◆ SET EXERCISE: Write out the entire listing below exactly, with the pictures left out.
═══ DATA PROVIDED ═══
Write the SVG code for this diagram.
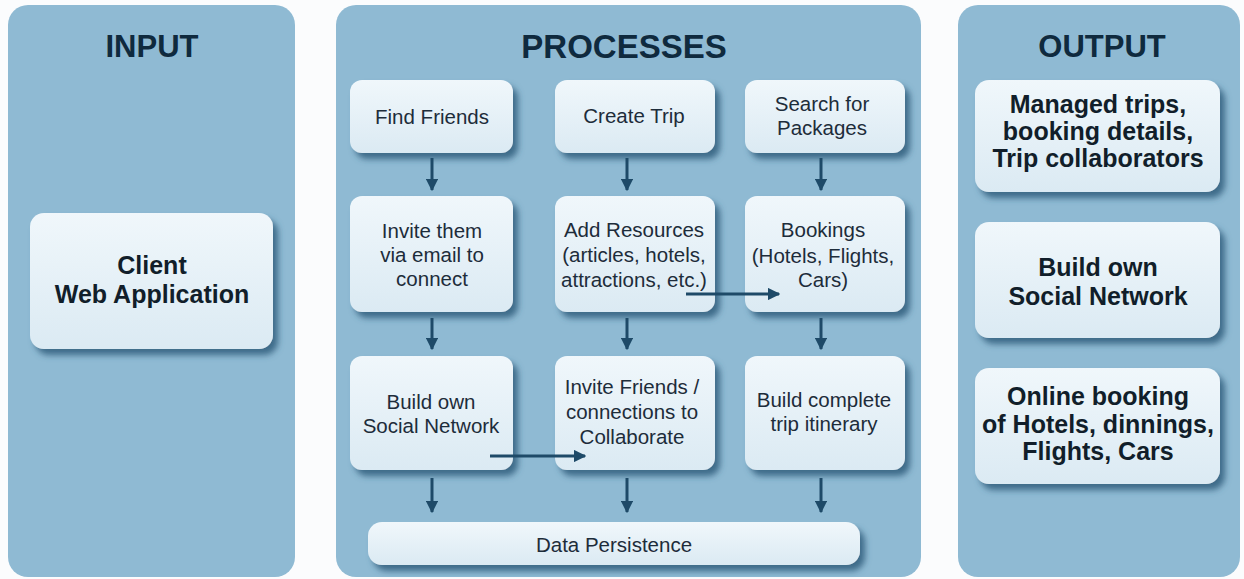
<svg xmlns="http://www.w3.org/2000/svg" width="1244" height="579" viewBox="0 0 1244 579">
<defs>
<linearGradient id="boxg" x1="0" y1="0" x2="0" y2="1">
<stop offset="0" stop-color="#f0f7fb"/>
<stop offset="1" stop-color="#dbeaf3"/>
</linearGradient>
<filter id="sh" x="-10%" y="-10%" width="130%" height="140%">
<feGaussianBlur in="SourceAlpha" stdDeviation="3"/>
<feOffset dx="5" dy="6" result="b"/>
<feFlood flood-color="#2f5d7c" flood-opacity="0.85"/>
<feComposite in2="b" operator="in"/>
<feMerge><feMergeNode/><feMergeNode in="SourceGraphic"/></feMerge>
</filter>
<marker id="ah" viewBox="0 0 10 10" refX="9" refY="5" markerWidth="4.2" markerHeight="4.2" markerUnits="strokeWidth" orient="auto">
<path d="M0,0 L10,5 L0,10 z" fill="#1e4a68"/>
</marker>
</defs>
<style>
.panel{fill:#8fbad3}
.title{font-family:"Liberation Sans",Arial,sans-serif;font-weight:bold;font-size:31px;fill:#0f2a3e;text-anchor:middle}
.box{fill:url(#boxg);filter:url(#sh)}
.pt{font-family:"Liberation Sans",Arial,sans-serif;font-size:20.5px;fill:#1d2c3a;text-anchor:middle}
.bt{font-family:"Liberation Sans",Arial,sans-serif;font-weight:bold;font-size:25px;fill:#111e2a;text-anchor:middle}
.ar{stroke:#1e4a68;stroke-width:3;fill:none;marker-end:url(#ah)}
</style>
<rect width="1244" height="579" fill="#fbfcfd"/>

<g id="panel-input">
<rect class="panel" x="8" y="5" width="287" height="572" rx="20"/>
<text class="title" x="152" y="57">INPUT</text>
</g>
<g id="panel-processes">
<rect class="panel" x="336" y="5" width="585" height="572" rx="20"/>
<text class="title" x="624" y="58" style="font-size:33px">PROCESSES</text>
</g>
<g id="panel-output">
<rect class="panel" x="958" y="5" width="282" height="572" rx="20"/>
<text class="title" x="1102" y="57">OUTPUT</text>
</g>

<g id="client">
<rect class="box" x="30" y="213" width="243" height="136" rx="14"/>
<text class="bt" x="152" y="274">Client</text>
<text class="bt" x="152" y="303">Web Application</text>
</g>

<g id="find-friends">
<rect class="box" x="350" y="80" width="163" height="73" rx="12"/>
<text class="pt" x="432" y="124">Find Friends</text>
</g>
<g id="create-trip">
<rect class="box" x="555" y="80" width="160" height="73" rx="12"/>
<text class="pt" x="634" y="123">Create Trip</text>
</g>
<g id="search-packages">
<rect class="box" x="745" y="80" width="160" height="73" rx="12"/>
<text class="pt" x="822" y="111">Search for</text>
<text class="pt" x="822" y="135">Packages</text>
</g>

<g id="invite-them">
<rect class="box" x="350" y="196" width="163" height="116" rx="12"/>
<text class="pt" x="432" y="238">Invite them</text>
<text class="pt" x="432" y="262">via email to</text>
<text class="pt" x="432" y="286">connect</text>
</g>
<g id="add-resources">
<rect class="box" x="555" y="196" width="160" height="116" rx="12"/>
<text class="pt" x="634" y="237">Add Resources</text>
<text class="pt" x="634" y="262">(articles, hotels,</text>
<text class="pt" x="634" y="287">attractions, etc.)</text>
</g>
<g id="bookings">
<rect class="box" x="745" y="196" width="160" height="116" rx="12"/>
<text class="pt" x="823" y="237">Bookings</text>
<text class="pt" x="823" y="263">(Hotels, Flights,</text>
<text class="pt" x="823" y="287">Cars)</text>
</g>

<g id="build-social">
<rect class="box" x="350" y="356" width="163" height="114" rx="12"/>
<text class="pt" x="431" y="409">Build own</text>
<text class="pt" x="431" y="433">Social Network</text>
</g>
<g id="invite-friends">
<rect class="box" x="555" y="356" width="160" height="114" rx="12"/>
<text class="pt" x="632" y="394">Invite Friends /</text>
<text class="pt" x="632" y="419">connections to</text>
<text class="pt" x="632" y="444">Collaborate</text>
</g>
<g id="build-itinerary">
<rect class="box" x="745" y="356" width="160" height="114" rx="12"/>
<text class="pt" x="824" y="407">Build complete</text>
<text class="pt" x="824" y="431">trip itinerary</text>
</g>

<g id="data-persistence">
<rect class="box" x="368" y="522" width="492" height="43" rx="14"/>
<text class="pt" x="614" y="552">Data Persistence</text>
</g>

<g id="out-managed">
<rect class="box" x="975" y="80" width="245" height="112" rx="14"/>
<text class="bt" x="1098" y="113">Managed trips,</text>
<text class="bt" x="1098" y="140">booking details,</text>
<text class="bt" x="1098" y="167">Trip collaborators</text>
</g>
<g id="out-social">
<rect class="box" x="975" y="222" width="245" height="116" rx="14"/>
<text class="bt" x="1098" y="276">Build own</text>
<text class="bt" x="1098" y="305">Social Network</text>
</g>
<g id="out-booking">
<rect class="box" x="975" y="368" width="245" height="116" rx="14"/>
<text class="bt" x="1098" y="405">Online booking</text>
<text class="bt" x="1098" y="433">of Hotels, dinnings,</text>
<text class="bt" x="1098" y="460">Flights, Cars</text>
</g>

<g id="connectors">
<line class="ar" x1="432" y1="158" x2="432" y2="190"/>
<line class="ar" x1="627" y1="158" x2="627" y2="190"/>
<line class="ar" x1="821" y1="158" x2="821" y2="190"/>
<line class="ar" x1="432" y1="318" x2="432" y2="349"/>
<line class="ar" x1="627" y1="318" x2="627" y2="349"/>
<line class="ar" x1="821" y1="318" x2="821" y2="349"/>
<line class="ar" x1="432" y1="478" x2="432" y2="512"/>
<line class="ar" x1="627" y1="478" x2="627" y2="512"/>
<line class="ar" x1="821" y1="478" x2="821" y2="512"/>
<line class="ar" x1="490" y1="456" x2="585" y2="456"/>
<line class="ar" x1="686" y1="294" x2="779" y2="294"/>
</g>
</svg>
═══
◆ SOLUTION BELOW:
Write the SVG code for this diagram.
<svg xmlns="http://www.w3.org/2000/svg" width="1244" height="579" viewBox="0 0 1244 579">
<defs>
<linearGradient id="boxg" x1="0" y1="0" x2="0" y2="1">
<stop offset="0" stop-color="#f0f7fb"/>
<stop offset="1" stop-color="#dbeaf3"/>
</linearGradient>
<filter id="sh" x="-10%" y="-10%" width="130%" height="140%">
<feGaussianBlur in="SourceAlpha" stdDeviation="3"/>
<feOffset dx="5" dy="6" result="b"/>
<feFlood flood-color="#2f5d7c" flood-opacity="0.85"/>
<feComposite in2="b" operator="in"/>
<feMerge><feMergeNode/><feMergeNode in="SourceGraphic"/></feMerge>
</filter>
<marker id="ah" viewBox="0 0 10 10" refX="9" refY="5" markerWidth="4.2" markerHeight="4.2" markerUnits="strokeWidth" orient="auto">
<path d="M0,0 L10,5 L0,10 z" fill="#1e4a68"/>
</marker>
</defs>
<style>
.panel{fill:#8fbad3}
.title{font-family:"Liberation Sans",Arial,sans-serif;font-weight:bold;font-size:31px;fill:#0f2a3e;text-anchor:middle}
.box{fill:url(#boxg);filter:url(#sh)}
.pt{font-family:"Liberation Sans",Arial,sans-serif;font-size:20.5px;fill:#1d2c3a;text-anchor:middle}
.bt{font-family:"Liberation Sans",Arial,sans-serif;font-weight:bold;font-size:25px;fill:#111e2a;text-anchor:middle}
.ar{stroke:#1e4a68;stroke-width:3;fill:none;marker-end:url(#ah)}
</style>
<rect width="1244" height="579" fill="#fbfcfd"/>

<g id="panel-input">
<rect class="panel" x="8" y="5" width="287" height="572" rx="20"/>
<text class="title" x="152" y="57">INPUT</text>
</g>
<g id="panel-processes">
<rect class="panel" x="336" y="5" width="585" height="572" rx="20"/>
<text class="title" x="624" y="58" style="font-size:33px">PROCESSES</text>
</g>
<g id="panel-output">
<rect class="panel" x="958" y="5" width="282" height="572" rx="20"/>
<text class="title" x="1102" y="57">OUTPUT</text>
</g>

<g id="client">
<rect class="box" x="30" y="213" width="243" height="136" rx="14"/>
<text class="bt" x="152" y="274">Client</text>
<text class="bt" x="152" y="303">Web Application</text>
</g>

<g id="find-friends">
<rect class="box" x="350" y="80" width="163" height="73" rx="12"/>
<text class="pt" x="432" y="124">Find Friends</text>
</g>
<g id="create-trip">
<rect class="box" x="555" y="80" width="160" height="73" rx="12"/>
<text class="pt" x="634" y="123">Create Trip</text>
</g>
<g id="search-packages">
<rect class="box" x="745" y="80" width="160" height="73" rx="12"/>
<text class="pt" x="822" y="111">Search for</text>
<text class="pt" x="822" y="135">Packages</text>
</g>

<g id="invite-them">
<rect class="box" x="350" y="196" width="163" height="116" rx="12"/>
<text class="pt" x="432" y="238">Invite them</text>
<text class="pt" x="432" y="262">via email to</text>
<text class="pt" x="432" y="286">connect</text>
</g>
<g id="add-resources">
<rect class="box" x="555" y="196" width="160" height="116" rx="12"/>
<text class="pt" x="634" y="237">Add Resources</text>
<text class="pt" x="634" y="262">(articles, hotels,</text>
<text class="pt" x="634" y="287">attractions, etc.)</text>
</g>
<g id="bookings">
<rect class="box" x="745" y="196" width="160" height="116" rx="12"/>
<text class="pt" x="823" y="237">Bookings</text>
<text class="pt" x="823" y="263">(Hotels, Flights,</text>
<text class="pt" x="823" y="287">Cars)</text>
</g>

<g id="build-social">
<rect class="box" x="350" y="356" width="163" height="114" rx="12"/>
<text class="pt" x="431" y="409">Build own</text>
<text class="pt" x="431" y="433">Social Network</text>
</g>
<g id="invite-friends">
<rect class="box" x="555" y="356" width="160" height="114" rx="12"/>
<text class="pt" x="632" y="394">Invite Friends /</text>
<text class="pt" x="632" y="419">connections to</text>
<text class="pt" x="632" y="444">Collaborate</text>
</g>
<g id="build-itinerary">
<rect class="box" x="745" y="356" width="160" height="114" rx="12"/>
<text class="pt" x="824" y="407">Build complete</text>
<text class="pt" x="824" y="431">trip itinerary</text>
</g>

<g id="data-persistence">
<rect class="box" x="368" y="522" width="492" height="43" rx="14"/>
<text class="pt" x="614" y="552">Data Persistence</text>
</g>

<g id="out-managed">
<rect class="box" x="975" y="80" width="245" height="112" rx="14"/>
<text class="bt" x="1098" y="113">Managed trips,</text>
<text class="bt" x="1098" y="140">booking details,</text>
<text class="bt" x="1098" y="167">Trip collaborators</text>
</g>
<g id="out-social">
<rect class="box" x="975" y="222" width="245" height="116" rx="14"/>
<text class="bt" x="1098" y="276">Build own</text>
<text class="bt" x="1098" y="305">Social Network</text>
</g>
<g id="out-booking">
<rect class="box" x="975" y="368" width="245" height="116" rx="14"/>
<text class="bt" x="1098" y="405">Online booking</text>
<text class="bt" x="1098" y="433">of Hotels, dinnings,</text>
<text class="bt" x="1098" y="460">Flights, Cars</text>
</g>

<g id="connectors">
<line class="ar" x1="432" y1="158" x2="432" y2="190"/>
<line class="ar" x1="627" y1="158" x2="627" y2="190"/>
<line class="ar" x1="821" y1="158" x2="821" y2="190"/>
<line class="ar" x1="432" y1="318" x2="432" y2="349"/>
<line class="ar" x1="627" y1="318" x2="627" y2="349"/>
<line class="ar" x1="821" y1="318" x2="821" y2="349"/>
<line class="ar" x1="432" y1="478" x2="432" y2="512"/>
<line class="ar" x1="627" y1="478" x2="627" y2="512"/>
<line class="ar" x1="821" y1="478" x2="821" y2="512"/>
<line class="ar" x1="490" y1="456" x2="585" y2="456"/>
<line class="ar" x1="686" y1="294" x2="779" y2="294"/>
</g>
</svg>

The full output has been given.